- Data for processing
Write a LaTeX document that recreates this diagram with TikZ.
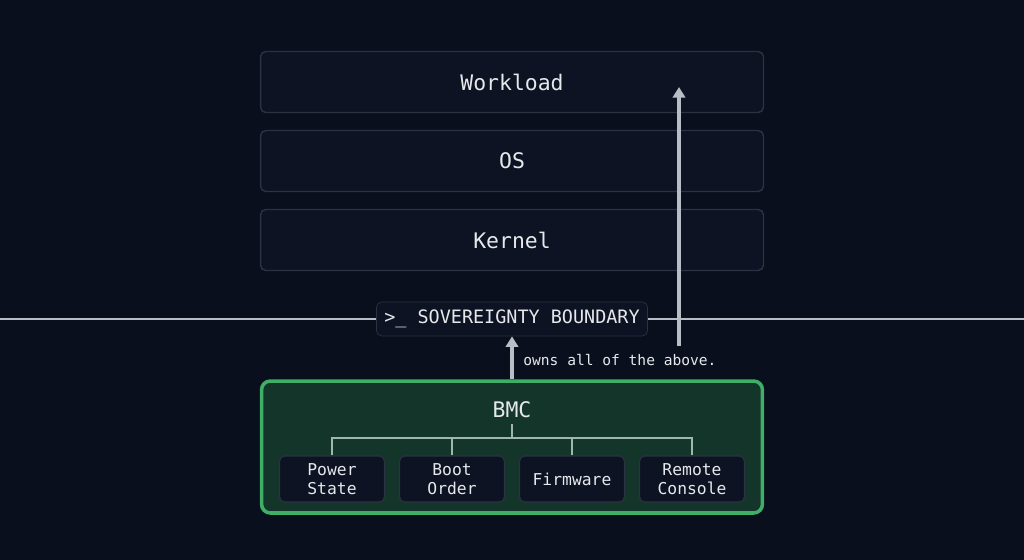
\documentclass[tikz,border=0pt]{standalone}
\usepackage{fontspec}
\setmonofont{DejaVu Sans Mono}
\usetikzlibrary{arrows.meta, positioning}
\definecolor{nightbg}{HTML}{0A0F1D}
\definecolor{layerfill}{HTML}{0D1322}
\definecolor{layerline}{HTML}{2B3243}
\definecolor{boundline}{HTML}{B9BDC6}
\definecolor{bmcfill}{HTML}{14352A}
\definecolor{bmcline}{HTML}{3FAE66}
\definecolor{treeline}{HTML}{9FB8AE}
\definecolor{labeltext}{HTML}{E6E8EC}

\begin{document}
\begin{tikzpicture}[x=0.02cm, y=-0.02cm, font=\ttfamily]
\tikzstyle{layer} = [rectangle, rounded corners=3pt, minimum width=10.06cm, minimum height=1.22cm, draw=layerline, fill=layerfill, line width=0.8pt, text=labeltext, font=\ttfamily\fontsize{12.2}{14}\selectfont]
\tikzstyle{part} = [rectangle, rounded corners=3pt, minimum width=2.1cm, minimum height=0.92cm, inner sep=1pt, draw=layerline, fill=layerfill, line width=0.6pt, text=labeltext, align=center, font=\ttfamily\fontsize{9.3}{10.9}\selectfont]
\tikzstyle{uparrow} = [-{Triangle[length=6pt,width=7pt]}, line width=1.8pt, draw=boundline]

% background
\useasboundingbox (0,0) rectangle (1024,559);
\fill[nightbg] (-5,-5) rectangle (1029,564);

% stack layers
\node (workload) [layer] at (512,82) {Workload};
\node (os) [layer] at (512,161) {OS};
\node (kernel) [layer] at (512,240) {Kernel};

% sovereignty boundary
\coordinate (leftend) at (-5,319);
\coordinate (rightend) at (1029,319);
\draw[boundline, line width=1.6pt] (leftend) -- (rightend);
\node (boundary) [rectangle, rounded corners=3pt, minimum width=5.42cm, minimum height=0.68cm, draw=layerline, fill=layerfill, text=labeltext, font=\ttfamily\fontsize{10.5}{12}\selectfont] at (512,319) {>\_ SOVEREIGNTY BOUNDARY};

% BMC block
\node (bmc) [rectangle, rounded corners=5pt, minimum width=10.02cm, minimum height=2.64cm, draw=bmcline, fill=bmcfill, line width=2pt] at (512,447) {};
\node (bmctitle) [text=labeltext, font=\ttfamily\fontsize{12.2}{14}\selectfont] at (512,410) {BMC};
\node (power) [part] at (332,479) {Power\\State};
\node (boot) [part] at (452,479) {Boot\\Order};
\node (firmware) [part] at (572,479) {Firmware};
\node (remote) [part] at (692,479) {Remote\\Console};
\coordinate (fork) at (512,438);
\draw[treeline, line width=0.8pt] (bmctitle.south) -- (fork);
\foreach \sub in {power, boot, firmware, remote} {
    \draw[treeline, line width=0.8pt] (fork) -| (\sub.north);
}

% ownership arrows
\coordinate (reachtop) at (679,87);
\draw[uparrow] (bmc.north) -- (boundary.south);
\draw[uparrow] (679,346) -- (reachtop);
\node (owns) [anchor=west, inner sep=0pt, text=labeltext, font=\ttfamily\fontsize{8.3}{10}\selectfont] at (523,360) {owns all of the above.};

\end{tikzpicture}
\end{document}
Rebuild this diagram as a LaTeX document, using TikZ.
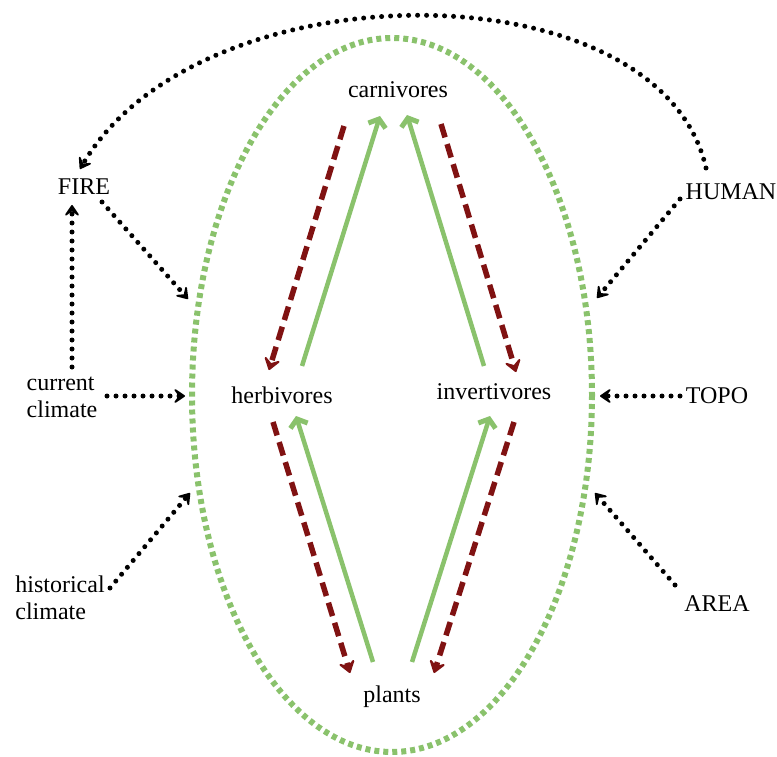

- Prompt
Give back every line exactly as it stands, pictures excluded.

- Task result
Write a LaTeX document that recreates this diagram with TikZ.
\documentclass[tikz,border=0pt]{standalone}
\usepackage{fontspec}
\setmonofont{DejaVu Sans Mono}
\usetikzlibrary{arrows.meta, positioning}
\definecolor{nightbg}{HTML}{0A0F1D}
\definecolor{layerfill}{HTML}{0D1322}
\definecolor{layerline}{HTML}{2B3243}
\definecolor{boundline}{HTML}{B9BDC6}
\definecolor{bmcfill}{HTML}{14352A}
\definecolor{bmcline}{HTML}{3FAE66}
\definecolor{treeline}{HTML}{9FB8AE}
\definecolor{labeltext}{HTML}{E6E8EC}

\begin{document}
\begin{tikzpicture}[x=0.02cm, y=-0.02cm, font=\ttfamily]
\tikzstyle{layer} = [rectangle, rounded corners=3pt, minimum width=10.06cm, minimum height=1.22cm, draw=layerline, fill=layerfill, line width=0.8pt, text=labeltext, font=\ttfamily\fontsize{12.2}{14}\selectfont]
\tikzstyle{part} = [rectangle, rounded corners=3pt, minimum width=2.1cm, minimum height=0.92cm, inner sep=1pt, draw=layerline, fill=layerfill, line width=0.6pt, text=labeltext, align=center, font=\ttfamily\fontsize{9.3}{10.9}\selectfont]
\tikzstyle{uparrow} = [-{Triangle[length=6pt,width=7pt]}, line width=1.8pt, draw=boundline]

% background
\useasboundingbox (0,0) rectangle (1024,559);
\fill[nightbg] (-5,-5) rectangle (1029,564);

% stack layers
\node (workload) [layer] at (512,82) {Workload};
\node (os) [layer] at (512,161) {OS};
\node (kernel) [layer] at (512,240) {Kernel};

% sovereignty boundary
\coordinate (leftend) at (-5,319);
\coordinate (rightend) at (1029,319);
\draw[boundline, line width=1.6pt] (leftend) -- (rightend);
\node (boundary) [rectangle, rounded corners=3pt, minimum width=5.42cm, minimum height=0.68cm, draw=layerline, fill=layerfill, text=labeltext, font=\ttfamily\fontsize{10.5}{12}\selectfont] at (512,319) {>\_ SOVEREIGNTY BOUNDARY};

% BMC block
\node (bmc) [rectangle, rounded corners=5pt, minimum width=10.02cm, minimum height=2.64cm, draw=bmcline, fill=bmcfill, line width=2pt] at (512,447) {};
\node (bmctitle) [text=labeltext, font=\ttfamily\fontsize{12.2}{14}\selectfont] at (512,410) {BMC};
\node (power) [part] at (332,479) {Power\\State};
\node (boot) [part] at (452,479) {Boot\\Order};
\node (firmware) [part] at (572,479) {Firmware};
\node (remote) [part] at (692,479) {Remote\\Console};
\coordinate (fork) at (512,438);
\draw[treeline, line width=0.8pt] (bmctitle.south) -- (fork);
\foreach \sub in {power, boot, firmware, remote} {
    \draw[treeline, line width=0.8pt] (fork) -| (\sub.north);
}

% ownership arrows
\coordinate (reachtop) at (679,87);
\draw[uparrow] (bmc.north) -- (boundary.south);
\draw[uparrow] (679,346) -- (reachtop);
\node (owns) [anchor=west, inner sep=0pt, text=labeltext, font=\ttfamily\fontsize{8.3}{10}\selectfont] at (523,360) {owns all of the above.};

\end{tikzpicture}
\end{document}
Rebuild this diagram as a LaTeX document, using TikZ.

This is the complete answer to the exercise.